There are no bad bosses -- just bad communication. (John Cumming, Getty Images / May 18, 2012)

Dear Bosses:

You're doing it wrong.

Sincerely,

The Employees

OK, that might be a slight generalization of the way many workers feel about their leaders. But I don't think it's far off, and I conveniently have some data to back that up.

Consider these numbers from a new survey by Harris Interactive and talent management company Development Dimensions International:

•34 percent of workers don't think their boss is effective.

•60 percent say their boss sometimes damages their self-esteem.

•Half of workers say their boss doesn't ask for ideas about how to solve problems.

There's clearly a problem here, and it's not that humans who obtain the title of "boss" immediately become insufferable jerkfaces. The root of the problem is Communication. (That's Communication with a capital "C" and that rhymes with "B" and that stands for "Boy, does my boss stink.")

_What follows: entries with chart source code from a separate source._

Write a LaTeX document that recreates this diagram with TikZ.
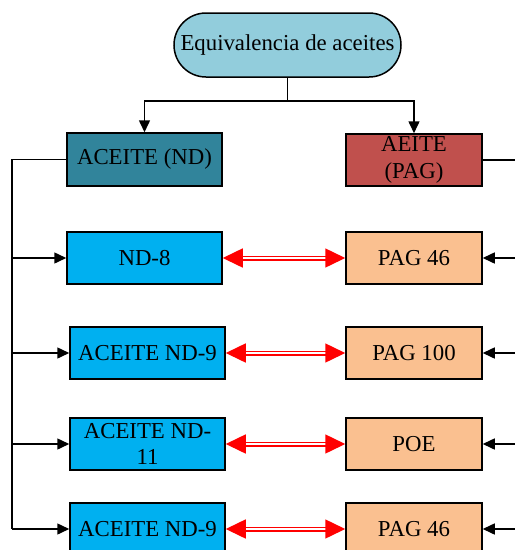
\documentclass[tikz,border=0pt]{standalone}
\usepackage{fontspec}
\setmainfont{Liberation Serif}
\usetikzlibrary{arrows.meta,shapes.misc}

\definecolor{topfill}{HTML}{92CDDC}
\definecolor{ndhead}{HTML}{31849B}
\definecolor{paghead}{HTML}{C0504D}
\definecolor{ndfill}{HTML}{00B0F0}
\definecolor{pagfill}{HTML}{FAC090}

\tikzset{
  x=1pt, y=-1pt,
  every node/.style={font=\fontsize{22.8}{26.5}\selectfont, align=center, inner sep=0pt},
  boxbase/.style={draw=black, line width=1.5pt, rectangle},
  ndbox/.style={boxbase, fill=ndfill, minimum width=155pt, minimum height=52pt},
  pagbox/.style={boxbase, fill=pagfill, minimum width=136pt, minimum height=52pt},
  link/.style={line width=1.5pt, draw=black},
  linkarrow/.style={link, -{Triangle[length=12pt,width=11pt]}},
  equiv/.style={draw=red, line width=1.5pt, double=white, double distance=2pt,
    {Triangle[length=20pt,width=19pt]}-{Triangle[length=20pt,width=19pt]}},
}

\begin{document}
\begin{tikzpicture}
\useasboundingbox (0,0) rectangle (515,550);
\clip (0,0) rectangle (515,550);

% root
\node[boxbase, rounded rectangle, fill=topfill, minimum width=227pt, minimum height=64pt]
  (root) at (287.5,45) {Equivalencia de aceites};

% family headers
\node[ndbox, fill=ndhead, minimum height=53pt] (nd) at (144.5,159.5) {ACEITE (ND)};
\node[pagbox, fill=paghead] (pag) at (414,160) {AEITE\\(PAG)};

% ND oils
\node[ndbox] (nd8)  at (144.5,258) {ND-8};
\node[ndbox] (nd9)  at (147.5,353) {ACEITE ND-9};
\node[ndbox] (nd11) at (147.5,444) {ACEITE ND-\\11};
\node[ndbox] (nd9b) at (147.5,529) {ACEITE ND-9};

% PAG / POE oils
\node[pagbox] (p46)  at (414,258) {PAG 46};
\node[pagbox] (p100) at (414,353) {PAG 100};
\node[pagbox] (poe)  at (414,444) {POE};
\node[pagbox] (p46b) at (414,529) {PAG 46};

% root split
\coordinate (split) at (287.5,101);
\draw[link] (root.south) -- (split);
\draw[linkarrow] (split) -| (nd.north);
\draw[linkarrow] (split) -| (pag.north);

% left trunk
\coordinate (lt) at (12,0);
\draw[link] (nd.west) -| (lt |- nd9b.west);
\foreach \n in {nd8,nd9,nd11,nd9b}
  \draw[linkarrow] (lt |- \n.west) -- (\n.west);

% right trunk
\coordinate (rt) at (522,0);
\draw[link] (pag.east) -| (rt |- p46b.east);
\foreach \n in {p46,p100,poe,p46b}
  \draw[linkarrow] (rt |- \n.east) -- (\n.east);

% equivalences
\draw[equiv] (nd8.east) -- (p46.west);
\draw[equiv] (nd9.east) -- (p100.west);
\draw[equiv] (nd11.east) -- (poe.west);
\draw[equiv] (nd9b.east) -- (p46b.west);
\end{tikzpicture}
\end{document}
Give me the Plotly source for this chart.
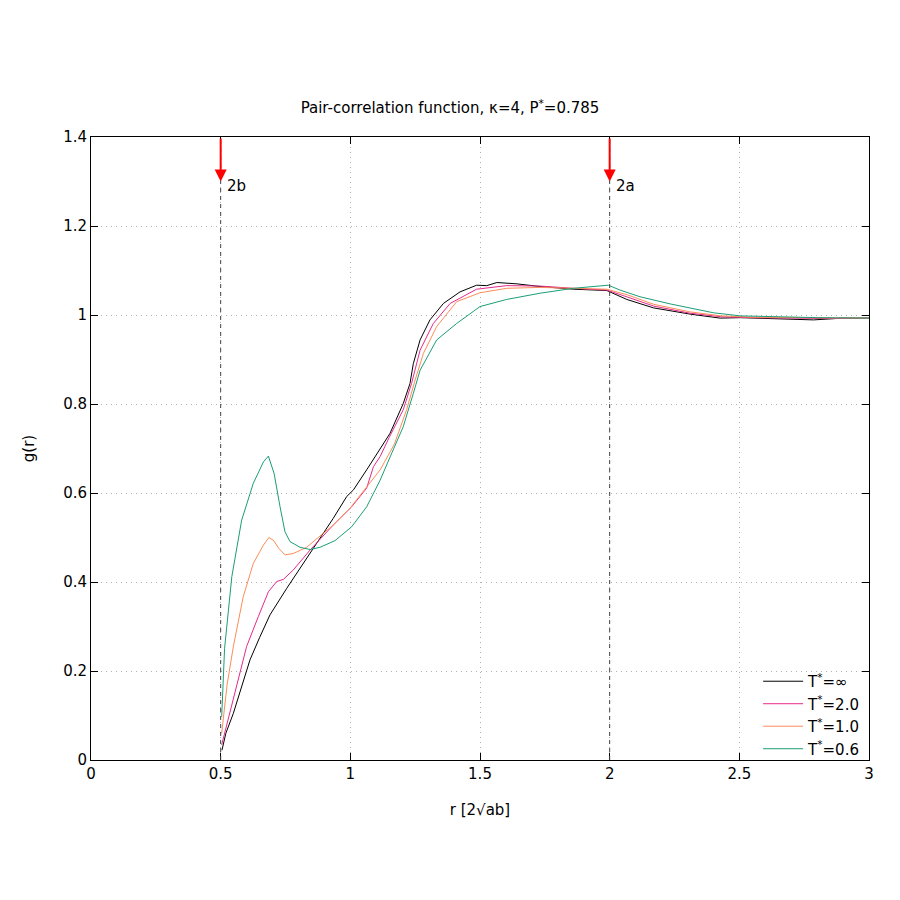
import plotly.graph_objects as go

r_inf = [0.505, 0.52, 0.549, 0.58, 0.613, 0.65, 0.69, 0.755, 0.806, 0.87, 0.934, 0.986, 1.012, 1.063, 1.115, 1.153, 1.204, 1.23, 1.243, 1.269, 1.307, 1.359, 1.423, 1.487, 1.526, 1.565, 1.642, 1.732, 1.86, 1.989, 2.066, 2.169, 2.31, 2.426, 2.503, 2.65, 2.786, 2.9, 3.0]
g_inf = [0.022, 0.06, 0.105, 0.165, 0.225, 0.275, 0.326, 0.386, 0.431, 0.487, 0.543, 0.592, 0.607, 0.652, 0.700, 0.734, 0.801, 0.846, 0.891, 0.944, 0.989, 1.026, 1.052, 1.067, 1.066, 1.073, 1.070, 1.064, 1.058, 1.055, 1.035, 1.016, 1.002, 0.993, 0.994, 0.992, 0.989, 0.993, 0.993]

r_2 = [0.504, 0.549, 0.60, 0.645, 0.684, 0.716, 0.742, 0.78, 0.845, 0.934, 1.005, 1.063, 1.089, 1.115, 1.15, 1.204, 1.236, 1.269, 1.32, 1.385, 1.487, 1.603, 1.732, 1.86, 1.989, 2.07, 2.17, 2.31, 2.43, 2.55, 2.7, 2.85, 3.0]
g_2 = [0.034, 0.135, 0.255, 0.322, 0.378, 0.401, 0.406, 0.427, 0.472, 0.528, 0.569, 0.611, 0.659, 0.682, 0.725, 0.787, 0.846, 0.921, 0.981, 1.026, 1.058, 1.066, 1.065, 1.060, 1.056, 1.040, 1.020, 1.004, 0.996, 0.994, 0.993, 0.992, 0.993]

r_1 = [0.504, 0.525, 0.549, 0.587, 0.626, 0.665, 0.686, 0.703, 0.725, 0.748, 0.78, 0.832, 0.864, 0.934, 0.999, 1.063, 1.115, 1.17, 1.217, 1.25, 1.282, 1.333, 1.41, 1.5, 1.603, 1.732, 1.86, 1.989, 2.07, 2.17, 2.31, 2.43, 2.55, 2.7, 2.85, 3.0]
g_1 = [0.060, 0.17, 0.255, 0.367, 0.442, 0.483, 0.500, 0.494, 0.475, 0.461, 0.464, 0.478, 0.494, 0.528, 0.566, 0.614, 0.652, 0.71, 0.787, 0.854, 0.914, 0.974, 1.030, 1.050, 1.060, 1.062, 1.060, 1.058, 1.045, 1.024, 1.007, 0.998, 0.995, 0.994, 0.993, 0.993]

r_06 = [0.504, 0.515, 0.543, 0.581, 0.626, 0.665, 0.684, 0.706, 0.729, 0.748, 0.767, 0.806, 0.845, 0.883, 0.941, 1.005, 1.063, 1.115, 1.16, 1.204, 1.243, 1.269, 1.333, 1.41, 1.5, 1.603, 1.732, 1.86, 1.995, 2.04, 2.117, 2.233, 2.4, 2.503, 2.657, 2.8, 3.0]
g_06 = [0.097, 0.25, 0.412, 0.539, 0.622, 0.670, 0.683, 0.644, 0.569, 0.513, 0.491, 0.478, 0.473, 0.478, 0.493, 0.524, 0.569, 0.629, 0.69, 0.749, 0.824, 0.876, 0.944, 0.981, 1.019, 1.035, 1.049, 1.060, 1.067, 1.056, 1.041, 1.025, 1.005, 0.998, 0.996, 0.994, 0.993]

series = [
    ("T<sup>*</sup>=∞", r_inf, g_inf, "#000000"),
    ("T<sup>*</sup>=2.0", r_2, g_2, "#e7298a"),
    ("T<sup>*</sup>=1.0", r_1, g_1, "#fc8d59"),
    ("T<sup>*</sup>=0.6", r_06, g_06, "#1b9e77"),
]

marker_x = [0.5, 2.0]
marker_labels = ["2b", "2a"]

font = "DejaVu Sans"
fig = go.Figure()
for name, x, y, c in series:
    fig.add_trace(go.Scatter(x=x, y=y, mode="lines", name=name,
                             line=dict(color=c, width=1)))

for xv, lab in zip(marker_x, marker_labels):
    fig.add_shape(type="line", x0=xv, x1=xv, y0=0, y1=1.4, xref="x", yref="y",
                  line=dict(color="#444444", width=1, dash="4px,4px"))
    fig.add_annotation(x=xv, y=1.3, ax=xv, ay=1.4, xref="x", yref="y",
                       axref="x", ayref="y", text="", showarrow=True,
                       arrowhead=2, arrowsize=1.2, arrowwidth=2, arrowcolor="#ff0000")
    fig.add_annotation(x=xv + 0.015, y=1.29, xref="x", yref="y", text=lab,
                       showarrow=False, xanchor="left", yanchor="middle",
                       font=dict(size=15, color="black", family=font))

axis_common = dict(showline=True, linecolor="black", linewidth=1, mirror="ticks",
                   ticks="inside", ticklen=7, tickcolor="black",
                   showgrid=True, gridcolor="#b0b0b0", griddash="1px,4px", gridwidth=1,
                   zeroline=False, tickfont=dict(size=15, color="black", family=font))

fig.update_xaxes(range=[0, 3], dtick=0.5, tick0=0,
                 title=dict(text="r [2√ab]", font=dict(size=15, family=font, color="black"), standoff=22),
                 **axis_common)
fig.update_yaxes(range=[0, 1.4], dtick=0.2, tick0=0,
                 title=dict(text="g(r)", font=dict(size=15, family=font, color="black"), standoff=24),
                 **axis_common)

fig.update_layout(
    width=900, height=900,
    paper_bgcolor="white", plot_bgcolor="white",
    margin=dict(l=91, r=31, t=137, b=140),
    title=dict(text="Pair-correlation function, κ=4, P<sup>*</sup>=0.785",
               x=0.5, xanchor="center", y=1 - 108 / 900, yanchor="middle",
               font=dict(size=15, family=font, color="black")),
    legend=dict(x=0.995, y=-0.008, xanchor="right", yanchor="bottom",
                bgcolor="rgba(0,0,0,0)", font=dict(size=15, family=font, color="black"),
                itemwidth=40, tracegroupgap=0),
    showlegend=True,
    font=dict(family=font),
)

fig.write_html("out.html")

Pete Weaver, senior vice president of leadership solutions at Development Dimensions International, said he sees bosses and managers focused too much on knowledge and not enough on skill — in other words, we have smart, well-educated leaders who aren't adept at delivering information.

"The ability to lead people means having skill at communication and interactions," Weaver said.

While we are all equipped with mouths and minds and a shared language, we tend to be rather bad at communicating. That's true in all realms, from family life to the workplace, but failures to connect can be particularly pronounced in a boss/employee relationship.

I spoke with Ben Benjamin, a communications consultant and co-author of the book "Conversation Transformation," which examines an array of "destructive communication patterns."

"Everybody who talks communicates, but most people communicate badly most of the time," Benjamin said.

One of the most common mistakes business leaders make is asking leading questions, like: "Do you really think people will buy that product?" or "This is what our main focus should be, right?"

These questions are part opinion, part inquiry. They leave the employee with two crummy choices:

Give the answer you think the boss wants, even if it's not what you think.

Give an answer the conflicts with the boss' thinking, which can feel risky and uncomfortable.